5. Motion Simulation and Interference Analysis
Creating an accurate 3D model is only part of the validation. Ensuring that the screw gear pair meshes correctly without interference and moves as intended is critical. UG’s integrated Motion Simulation module is used for this virtual prototyping.
- Assembly & Environment: The parametrically modeled worm and wheel are assembled with the correct center distance `a`. A new motion simulation file is created.
- Defining Links: The worm and the worm wheel are defined as two rigid links (e.g., Link_Worm, Link_Wheel).
- Applying Joints: A rotational joint is applied to the worm, fixing its axis of rotation. Another rotational joint is applied to the worm wheel, fixing its axis, which is perpendicular and offset from the worm’s axis. The worm joint is assigned a driver, say 360 deg/sec, defining it as the input.
- Creating a Gear Coupling: A “Gear Coupling” joint (or a 3D Contact force) is established between the two rotational joints. The transmission ratio is defined by the ratio of teeth: $$ i = \frac{Z_2}{Z_1} = 12 $$. This ensures the worm wheel rotates at 1/12th the speed of the worm.
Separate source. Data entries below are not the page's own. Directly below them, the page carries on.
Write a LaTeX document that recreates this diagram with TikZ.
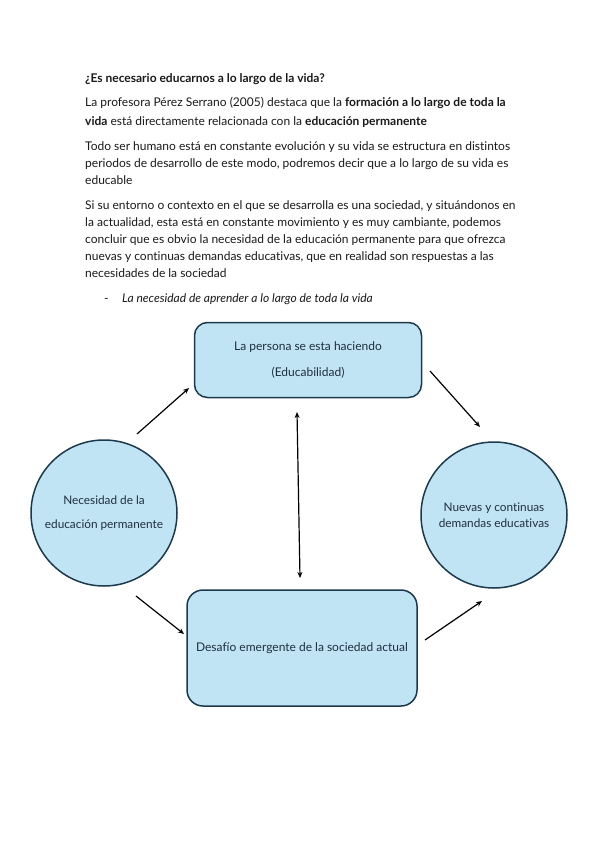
\documentclass[tikz,border=0pt]{standalone}
\usepackage{fontspec}
\setmainfont{Lato}[Ligatures=NoCommon]
\usetikzlibrary{arrows.meta}
\definecolor{boxfill}{HTML}{C1E4F5}
\definecolor{boxline}{HTML}{1D3A4D}
\definecolor{ink}{HTML}{1A1A1A}
\definecolor{boxink}{HTML}{1F2F3D}

\begin{document}
\begin{tikzpicture}[x=1pt,y=-1pt,
    txt/.style={anchor=base west,inner sep=0pt,text=ink,font=\fontsize{12}{14}\selectfont},
    shape box/.style={draw=boxline,fill=boxfill,line width=1.5pt,rounded corners=13pt,text=boxink,align=center,font=\fontsize{12}{14}\selectfont},
    circ/.style={draw=boxline,fill=boxfill,line width=1.5pt,circle,minimum size=146pt,inner sep=0pt,text=boxink,align=center,font=\fontsize{11.8}{14}\selectfont},
    link/.style={-{Stealth[length=6pt,width=5pt]},line width=1.2pt,black}]
  \useasboundingbox[fill=white] (0,0) rectangle (599,848);
  % text above the diagram
  \node[txt] (title) at (85,83) {\bfseries ¿Es necesario educarnos a lo largo de la vida?};
  \node[txt] (p1a) at (85,107) {La profesora Pérez Serrano (2005) destaca que la \textbf{formación a lo largo de toda la}};
  \node[txt] (p1b) at (85,125) {\textbf{vida} está directamente relacionada con la \textbf{educación permanente}};
  \node[txt] (p2a) at (85,150) {Todo ser humano está en constante evolución y su vida se estructura en distintos};
  \node[txt] (p2b) at (85,167) {periodos de desarrollo de este modo, podremos decir que a lo largo de su vida es};
  \node[txt] (p2c) at (85,184) {educable};
  \node[txt] (p3a) at (85,209) {Si su entorno o contexto en el que se desarrolla es una sociedad, y situándonos en};
  \node[txt] (p3b) at (85,226) {la actualidad, esta está en constante movimiento y es muy cambiante, podemos};
  \node[txt] (p3c) at (85,243) {concluir que es obvio la necesidad de la educación permanente para que ofrezca};
  \node[txt] (p3d) at (85,260) {nuevas y continuas demandas educativas, que en realidad son respuestas a las};
  \node[txt] (p3e) at (85,277) {necesidades de la sociedad};
  \node[txt] (dash) at (104,302) {-};
  \node[txt] (sub) at (122,302) {\itshape La necesidad de aprender a lo largo de toda la vida};
  % diagram
  \node[shape box,minimum width=227pt,minimum height=75pt] (persona) at (308,360)
    {La persona se esta haciendo\\[12pt](Educabilidad)};
  \node[shape box,minimum width=230pt,minimum height=116pt,rounded corners=16pt] (desafio) at (302,648)
    {Desafío emergente de la sociedad actual};
  \node[circ] (necesidad) at (104,513) {Necesidad de la\\[10pt]educación permanente};
  \node[circ] (nuevas) at (494,515) {Nuevas y continuas\\[2pt]demandas educativas};
  \coordinate (a1) at (137,434); \coordinate (b1) at (189,388);
  \coordinate (a2) at (430,371); \coordinate (b2) at (480,427);
  \coordinate (a3) at (297,412); \coordinate (b3) at (300,578);
  \coordinate (a4) at (136,596); \coordinate (b4) at (184,634);
  \coordinate (a5) at (425,640); \coordinate (b5) at (482,601);
  \draw[link] (a1) -- (b1);
  \draw[link] (a2) -- (b2);
  \draw[link,{Stealth[length=6pt,width=5pt]}-{Stealth[length=6pt,width=5pt]}] (a3) -- (b3);
  \draw[link] (a4) -- (b4);
  \draw[link] (a5) -- (b5);
\end{tikzpicture}
\end{document}
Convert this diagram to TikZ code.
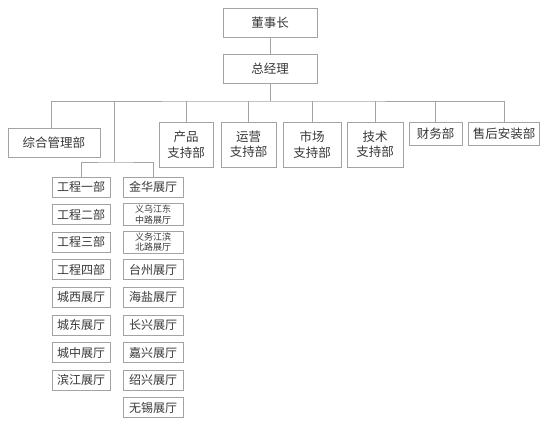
\documentclass[tikz,border=0pt]{standalone}
\usepackage{fontspec}
\setmainfont{Noto Sans CJK SC}
\usetikzlibrary{positioning}
\definecolor{linegray}{HTML}{A3A3A3}
\definecolor{textgray}{HTML}{383838}
\tikzset{
  orgbox/.style={draw=linegray,line width=0.9pt,fill=white,text=textgray,align=center,inner sep=1pt},
  headbox/.style={orgbox,minimum width=94pt,minimum height=29pt,font=\fontsize{12.5}{14}\selectfont},
  deptbox/.style={orgbox,minimum width=56pt,minimum height=45pt,font=\fontsize{12.5}{15.5}\selectfont},
  flatbox/.style={orgbox,minimum width=53pt,minimum height=23pt,inner xsep=4pt,font=\fontsize{12.5}{14}\selectfont},
  unitbox/.style={orgbox,minimum width=58pt,minimum height=20pt,font=\fontsize{12}{13}\selectfont},
  hallbox/.style={orgbox,minimum width=60pt,minimum height=20pt,font=\fontsize{12}{13}\selectfont},
  hallsmall/.style={hallbox,minimum height=22pt,font=\fontsize{9}{10.5}\selectfont},
  link/.style={draw=linegray,line width=0.9pt}
}
\begin{document}
\begin{tikzpicture}[x=1pt,y=-1pt]
\path[use as bounding box,fill=white] (0,0) rectangle (550,428);
% top
\node[headbox] (chair) at (270,22.5) {董事长};
\node[headbox] (gm) at (270,68.5) {总经理};
\coordinate (bus) at (270,101);
\draw[link] (chair) -- (gm);
\draw[link] (gm) -- (bus);
% departments
\node[headbox,minimum width=92pt] (admin) at (54,142.5) {综合管理部};
\node[deptbox,minimum width=54pt] (prod) at (186,144.5) {产品\\支持部};
\node[deptbox,minimum width=55pt] (ops) at (248.5,144.5) {运营\\支持部};
\node[deptbox,minimum width=58pt] (mkt) at (312,144.5) {市场\\支持部};
\node[deptbox] (tech) at (375,144.5) {技术\\支持部};
\node[flatbox] (fin) at (435.5,133.5) {财务部};
\node[flatbox] (svc) at (504,133.5) {售后安装部};
\coordinate (split) at (114,162);
\draw[link] ([xshift=-3pt]admin.north) |- (bus) -| (svc.north);
\foreach \d in {prod,ops,mkt,tech,fin}
  \draw[link] (\d.north) -- (\d.north |- bus);
\draw[link] (split) -- (split |- bus);
% engineering and halls
\foreach \i/\t in {1/工程一部,2/工程二部,3/工程三部,4/工程四部,5/城西展厅,6/城东展厅,7/城中展厅,8/滨江展厅}
  \node[unitbox] (eng\i) at (81,{159.4+27.6*\i}) {\t};
\foreach \i/\s/\t in {1/hallbox/金华展厅,2/hallsmall/{义乌江东\\中路展厅},3/hallsmall/{义务江滨\\北路展厅},4/hallbox/台州展厅,5/hallbox/海盐展厅,6/hallbox/长兴展厅,7/hallbox/嘉兴展厅,8/hallbox/绍兴展厅,9/hallbox/无锡展厅}
  \node[\s] (hall\i) at (153,{159.4+27.6*\i}) {\t};
\draw[link] (eng1.north) |- (split) -| (hall1.north);
\end{tikzpicture}
\end{document}
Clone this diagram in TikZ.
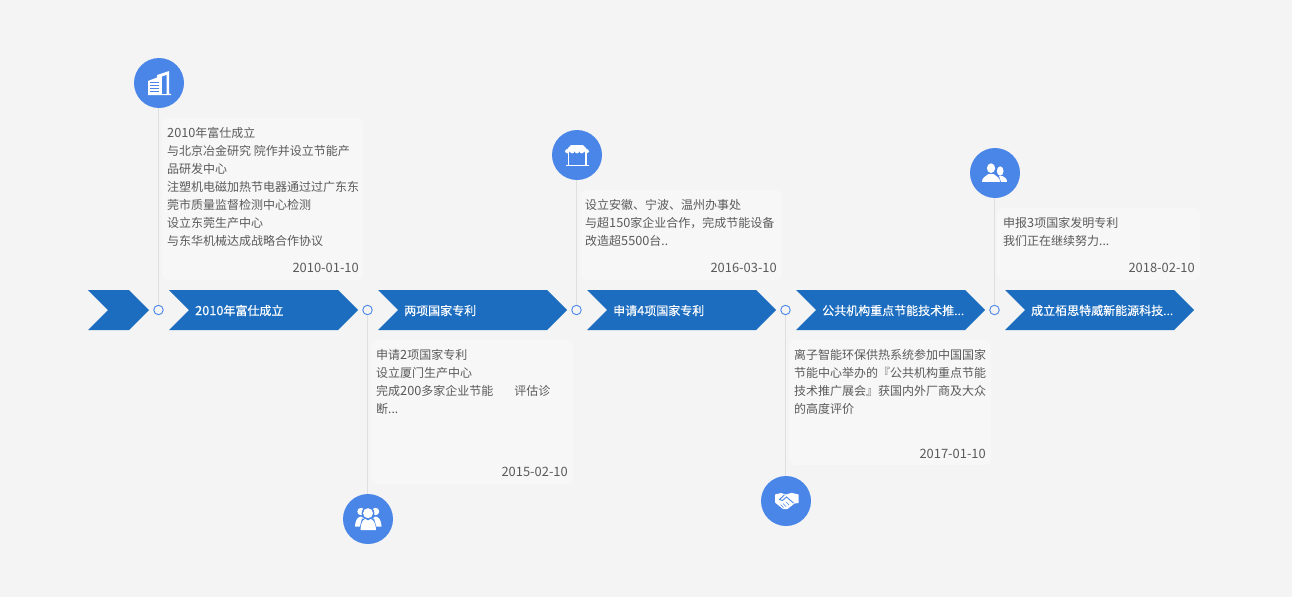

- Setting Up Interference Check: This is a crucial step. The “Interference” analysis tool is configured. The worm and worm wheel are selected as the two sets of bodies to check. The option “Highlight on Interference” is chosen. This instructs the solver to stop the simulation and vividly color any penetrating volumes if contact geometry is incorrect.
- Solving and Analyzing: The solver runs the simulation for a set time (e.g., 20 seconds). The designer can animate the model, observing the smooth (or problematic) meshing of the screw gear teeth throughout the engagement. If the parametric design is correct, the motion will be smooth, and no interference highlights will appear. If an error existed in the profile or helix angle definition, the interference check would immediately flag it, allowing for correction in the master expressions before any physical prototype is made.
6. Conclusion and Broader Implications
The integration of parametric modeling via expressions and dynamic motion simulation within UG software presents a robust and efficient methodology for screw gear design. This approach transforms the design process from a static, sequential task into a dynamic, iterative exploration. The major benefits are:
- Dramatically Increased Efficiency: Design changes that once took hours or days are executed in minutes.
- Inherent Consistency and Accuracy: Mathematical relationships ensure all dimensions are always synchronized, eliminating manual calculation errors.
- Enhanced Validation: Virtual motion simulation with interference checking provides high-confidence validation early in the design phase, reducing prototyping costs and time.
- Foundation for Knowledge Reuse: The parametric model serves as a template. By saving different sets of expression values, a library of standardized screw gear designs can be created, facilitating rapid configuration of new products.
While demonstrated here for screw gears, this paradigm of expression-driven parametric design coupled with simulation is directly applicable and highly valuable for a wide range of mechanical components, including various gear types (spur, helical, bevel), bearings, cams, and linkages. It embodies a modern, digital approach to mechanical design that is essential for competitiveness in today’s engineering landscape, ensuring both precision and agility in product development.